For the 1997 tour, phone company Sprint stepped into the sponsorship role. In 2002, it was online broker E-trade. Subprime mortgage company AmeriQuest, under investigation at the time for predatory lending practices, sponsored the ’05 jaunt and Super Bowl halftime show. (The company settled for $295 million in restitution in January.)


But there has been no such drama with the tour's current sponsor, Radio Shack.
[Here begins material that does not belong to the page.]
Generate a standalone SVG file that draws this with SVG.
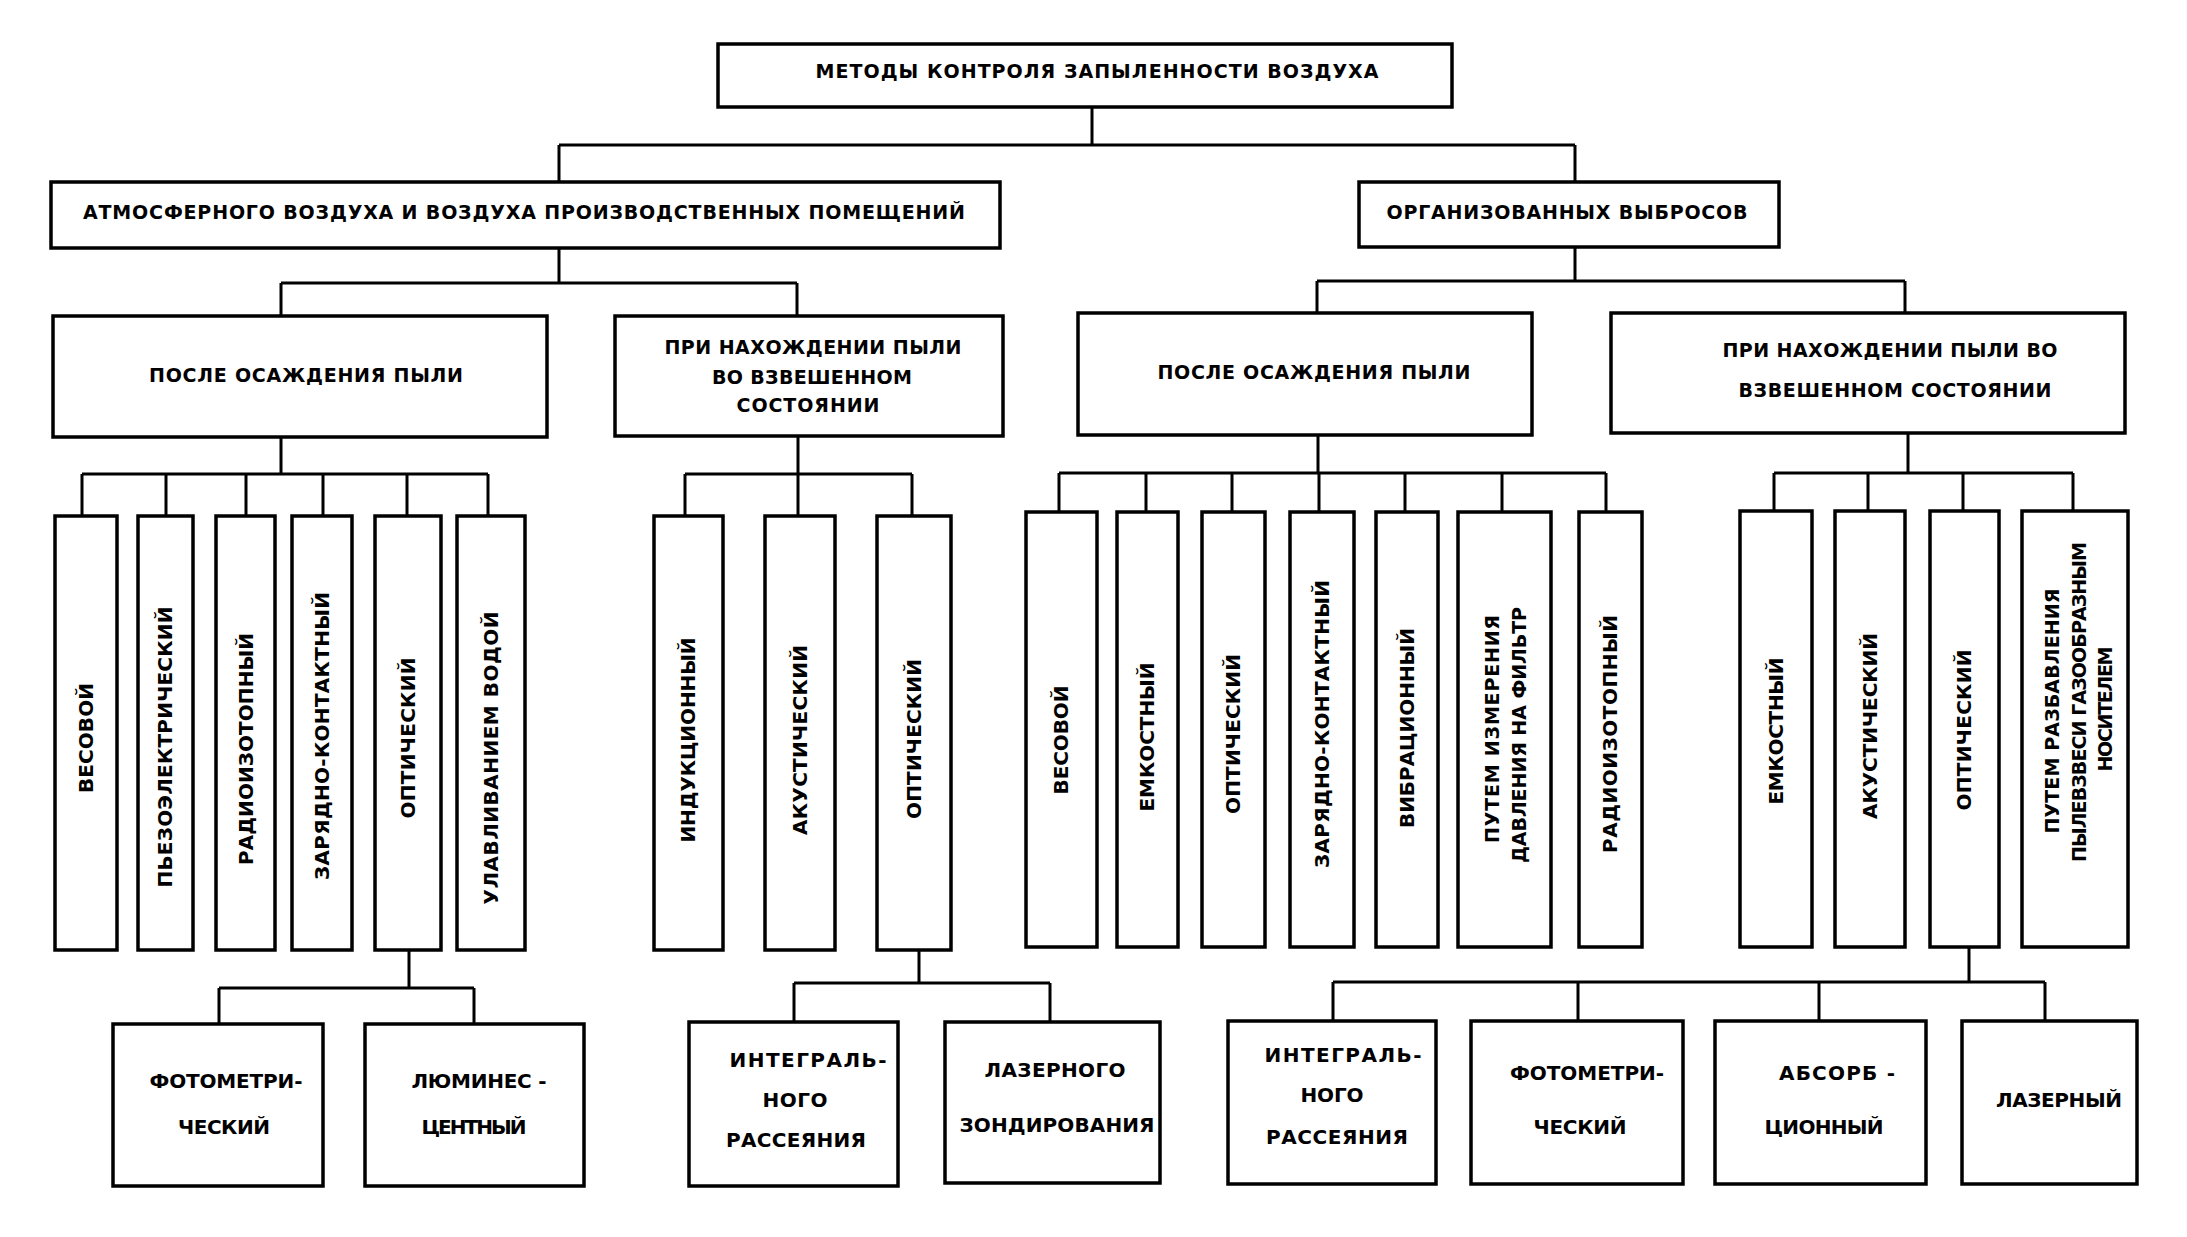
<svg xmlns="http://www.w3.org/2000/svg" width="2187" height="1237" viewBox="0 0 2187 1237">
<style>
.bg{fill:#fff}
.box{fill:#fff;stroke:#000;stroke-width:3.5}
.c{fill:none;stroke:#000;stroke-width:3}
.t{font-family:"DejaVu Sans","Liberation Sans",sans-serif;font-weight:bold;font-size:19px;text-anchor:middle;fill:#000}
.v{font-size:20px}
.v2{font-size:19px}
.b{font-size:20px}
</style>
<rect class="bg" x="0" y="0" width="2187" height="1237"/>
<g id="connectors">
<path class="c" d="M1092,107V145M559,145H1575M559,145V182M1575,145V182"/>
<path class="c" d="M559,248V283M281,283H797M281,283V316M797,283V316"/>
<path class="c" d="M1575,247V281M1317,281H1905M1317,281V313M1905,281V313"/>
<path class="c" d="M281,437V474M82,474H488M82,474V516M166,474V516M246,474V516M323,474V516M407,474V516M488,474V516"/>
<path class="c" d="M798,436V474M685,474H912M685,474V516M798,474V516M912,474V516"/>
<path class="c" d="M1318,435V473M1059,473H1606M1059,473V512M1146,473V512M1232,473V512M1319,473V512M1405,473V512M1502,473V512M1606,473V512"/>
<path class="c" d="M1908,433V473M1774,473H2073M1774,473V511M1868,473V511M1963,473V511M2073,473V511"/>
<path class="c" d="M409,950V988M219,988H474M219,988V1024M474,988V1024"/>
<path class="c" d="M919,950V983M794,983H1050M794,983V1022M1050,983V1022"/>
<path class="c" d="M1969,947V982M1333,982H2045M1333,982V1021M1578,982V1021M1819,982V1021M2045,982V1021"/>
</g>
<g id="n-root"><rect class="box" x="718" y="44" width="734" height="63"/><text class="t" x="1097" y="78" textLength="563">МЕТОДЫ КОНТРОЛЯ ЗАПЫЛЕННОСТИ ВОЗДУХА</text></g>
<g id="n-atm"><rect class="box" x="51" y="182" width="949" height="66"/><text class="t" x="524" y="219" textLength="882">АТМОСФЕРНОГО ВОЗДУХА И ВОЗДУХА ПРОИЗВОДСТВЕННЫХ ПОМЕЩЕНИЙ</text></g>
<g id="n-org"><rect class="box" x="1359" y="182" width="420" height="65"/><text class="t" x="1567" y="219" textLength="361">ОРГАНИЗОВАННЫХ ВЫБРОСОВ</text></g>
<g id="n-a1"><rect class="box" x="53" y="316" width="494" height="121"/><text class="t" x="306" y="382" textLength="314">ПОСЛЕ ОСАЖДЕНИЯ ПЫЛИ</text></g>
<g id="n-a2"><rect class="box" x="615" y="316" width="388" height="120"/><text class="t" x="813" y="354" textLength="297">ПРИ НАХОЖДЕНИИ ПЫЛИ</text><text class="t" x="812" y="384" textLength="200">ВО ВЗВЕШЕННОМ</text><text class="t" x="808" y="412" textLength="143">СОСТОЯНИИ</text></g>
<g id="n-b1"><rect class="box" x="1078" y="313" width="454" height="122"/><text class="t" x="1314" y="379" textLength="313">ПОСЛЕ ОСАЖДЕНИЯ ПЫЛИ</text></g>
<g id="n-b2"><rect class="box" x="1611" y="313" width="514" height="120"/><text class="t" x="1890" y="357" textLength="335">ПРИ НАХОЖДЕНИИ ПЫЛИ ВО</text><text class="t" x="1895" y="397" textLength="313">ВЗВЕШЕННОМ СОСТОЯНИИ</text></g>

<g id="n-a1-1"><rect class="box" x="55" y="516" width="62" height="434"/><text class="t v" x="86" y="738" dy="7" transform="rotate(-90 86 738)" textLength="110">ВЕСОВОЙ</text></g>
<g id="n-a1-2"><rect class="box" x="138" y="516" width="55" height="434"/><text class="t v" x="165" y="747" dy="7" transform="rotate(-90 165 747)" textLength="281">ПЬЕЗОЭЛЕКТРИЧЕСКИЙ</text></g>
<g id="n-a1-3"><rect class="box" x="216" y="516" width="59" height="434"/><text class="t v" x="246" y="749" dy="7" transform="rotate(-90 246 749)" textLength="232">РАДИОИЗОТОПНЫЙ</text></g>
<g id="n-a1-4"><rect class="box" x="292" y="516" width="60" height="434"/><text class="t v" x="322" y="736" dy="7" transform="rotate(-90 322 736)" textLength="288">ЗАРЯДНО-КОНТАКТНЫЙ</text></g>
<g id="n-a1-5"><rect class="box" x="375" y="516" width="66" height="434"/><text class="t v" x="408" y="738" dy="7" transform="rotate(-90 408 738)" textLength="161">ОПТИЧЕСКИЙ</text></g>
<g id="n-a1-6"><rect class="box" x="457" y="516" width="68" height="434"/><text class="t v" x="491" y="758" dy="7" transform="rotate(-90 491 758)" textLength="293">УЛАВЛИВАНИЕМ ВОДОЙ</text></g>

<g id="n-a2-1"><rect class="box" x="654" y="516" width="69" height="434"/><text class="t v" x="688" y="740" dy="7" transform="rotate(-90 688 740)" textLength="205">ИНДУКЦИОННЫЙ</text></g>
<g id="n-a2-2"><rect class="box" x="765" y="516" width="70" height="434"/><text class="t v" x="800" y="740" dy="7" transform="rotate(-90 800 740)" textLength="190">АКУСТИЧЕСКИЙ</text></g>
<g id="n-a2-3"><rect class="box" x="877" y="516" width="74" height="434"/><text class="t v" x="914" y="739" dy="7" transform="rotate(-90 914 739)" textLength="160">ОПТИЧЕСКИЙ</text></g>

<g id="n-b1-1"><rect class="box" x="1026" y="512" width="71" height="435"/><text class="t v" x="1061" y="740" dy="7" transform="rotate(-90 1061 740)" textLength="109">ВЕСОВОЙ</text></g>
<g id="n-b1-2"><rect class="box" x="1117" y="512" width="61" height="435"/><text class="t v" x="1147" y="737" dy="7" transform="rotate(-90 1147 737)" textLength="149">ЕМКОСТНЫЙ</text></g>
<g id="n-b1-3"><rect class="box" x="1202" y="512" width="63" height="435"/><text class="t v" x="1233" y="734" dy="7" transform="rotate(-90 1233 734)" textLength="160">ОПТИЧЕСКИЙ</text></g>
<g id="n-b1-4"><rect class="box" x="1290" y="512" width="64" height="435"/><text class="t v" x="1322" y="724" dy="7" transform="rotate(-90 1322 724)" textLength="288">ЗАРЯДНО-КОНТАКТНЫЙ</text></g>
<g id="n-b1-5"><rect class="box" x="1376" y="512" width="62" height="435"/><text class="t v" x="1407" y="728" dy="7" transform="rotate(-90 1407 728)" textLength="200">ВИБРАЦИОННЫЙ</text></g>
<g id="n-b1-6"><rect class="box" x="1458" y="512" width="93" height="435"/><text class="t v2" x="1492" y="729" dy="7" transform="rotate(-90 1492 729)" textLength="228">ПУТЕМ ИЗМЕРЕНИЯ</text><text class="t v2" x="1519" y="735" dy="7" transform="rotate(-90 1519 735)" textLength="256">ДАВЛЕНИЯ НА ФИЛЬТР</text></g>
<g id="n-b1-7"><rect class="box" x="1579" y="512" width="63" height="435"/><text class="t v" x="1610" y="734" dy="7" transform="rotate(-90 1610 734)" textLength="238">РАДИОИЗОТОПНЫЙ</text></g>

<g id="n-b2-1"><rect class="box" x="1740" y="511" width="72" height="436"/><text class="t v" x="1776" y="731" dy="7" transform="rotate(-90 1776 731)" textLength="147">ЕМКОСТНЫЙ</text></g>
<g id="n-b2-2"><rect class="box" x="1835" y="511" width="70" height="436"/><text class="t v" x="1870" y="726" dy="7" transform="rotate(-90 1870 726)" textLength="186">АКУСТИЧЕСКИЙ</text></g>
<g id="n-b2-3"><rect class="box" x="1930" y="511" width="69" height="436"/><text class="t v" x="1964" y="730" dy="7" transform="rotate(-90 1964 730)" textLength="161">ОПТИЧЕСКИЙ</text></g>
<g id="n-b2-4"><rect class="box" x="2022" y="511" width="106" height="436"/><text class="t v2" x="2052" y="711" dy="7" transform="rotate(-90 2052 711)" textLength="245">ПУТЕМ РАЗБАВЛЕНИЯ</text><text class="t v2" x="2079" y="702" dy="7" transform="rotate(-90 2079 702)" textLength="320">ПЫЛЕВЗВЕСИ ГАЗООБРАЗНЫМ</text><text class="t v2" x="2105" y="709" dy="7" transform="rotate(-90 2105 709)" textLength="125">НОСИТЕЛЕМ</text></g>

<g id="n-c1"><rect class="box" x="113" y="1024" width="210" height="162"/><text class="t b" x="226" y="1088" textLength="153">ФОТОМЕТРИ-</text><text class="t b" x="224" y="1134" textLength="92">ЧЕСКИЙ</text></g>
<g id="n-c2"><rect class="box" x="365" y="1024" width="219" height="162"/><text class="t b" x="479" y="1088" textLength="135">ЛЮМИНЕС -</text><text class="t b" x="474" y="1134" textLength="105">ЦЕНТНЫЙ</text></g>
<g id="n-c3"><rect class="box" x="689" y="1022" width="209" height="164"/><text class="t b" x="808" y="1067" textLength="157">ИНТЕГРАЛЬ-</text><text class="t b" x="795" y="1107" textLength="65">НОГО</text><text class="t b" x="796" y="1147" textLength="140">РАССЕЯНИЯ</text></g>
<g id="n-c4"><rect class="box" x="945" y="1022" width="215" height="161"/><text class="t b" x="1055" y="1077" textLength="141">ЛАЗЕРНОГО</text><text class="t b" x="1057" y="1132" textLength="195">ЗОНДИРОВАНИЯ</text></g>
<g id="n-c5"><rect class="box" x="1228" y="1021" width="208" height="163"/><text class="t b" x="1343" y="1062" textLength="157">ИНТЕГРАЛЬ-</text><text class="t b" x="1332" y="1102" textLength="63">НОГО</text><text class="t b" x="1337" y="1144" textLength="142">РАССЕЯНИЯ</text></g>
<g id="n-c6"><rect class="box" x="1471" y="1021" width="212" height="163"/><text class="t b" x="1587" y="1080" textLength="154">ФОТОМЕТРИ-</text><text class="t b" x="1580" y="1134" textLength="93">ЧЕСКИЙ</text></g>
<g id="n-c7"><rect class="box" x="1715" y="1021" width="211" height="163"/><text class="t b" x="1837" y="1080" textLength="116">АБСОРБ -</text><text class="t b" x="1824" y="1134" textLength="119">ЦИОННЫЙ</text></g>
<g id="n-c8"><rect class="box" x="1962" y="1021" width="175" height="163"/><text class="t b" x="2059" y="1107" textLength="126">ЛАЗЕРНЫЙ</text></g>
</svg>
The 85-year-old Fort Worth-based company started discussions with the Stones about a year ago, according to Radio Shack spokesman Charles Hodges.


"Timing was the key thing," Hodges said. "We make a third of our annual sales in the fourth quarter of the year, and since the Bigger Bang tour was interrupted in the spring, the timing was perfect."


It also helps, from Radio Shack's point of view, that the company has a reputation for being a neighborhood electronics store, the kind of place that's in small town America.


On this tour, the Stones are playing such secondary markets such as Missoula, Mont., and Wichita, Kan.


Radio Shack paid a sum Hodges declined to disclose to associate its brand with the Stones, from the on-stage banners during the opening act to the signs around Zilker Park to products with the Radio Shack logo.


Of course, there's the really big benefit: "The exposure of national sponsorship and the cache of being associated with the number one touring band of all time," Hodges said.


Which Waddell contends the Stones still are, both quantitatively and qualitatively.


"People have been writing them off for over 20 years, but they're playing incredibly well. They're absolute pros about everything. It's a hell of a show."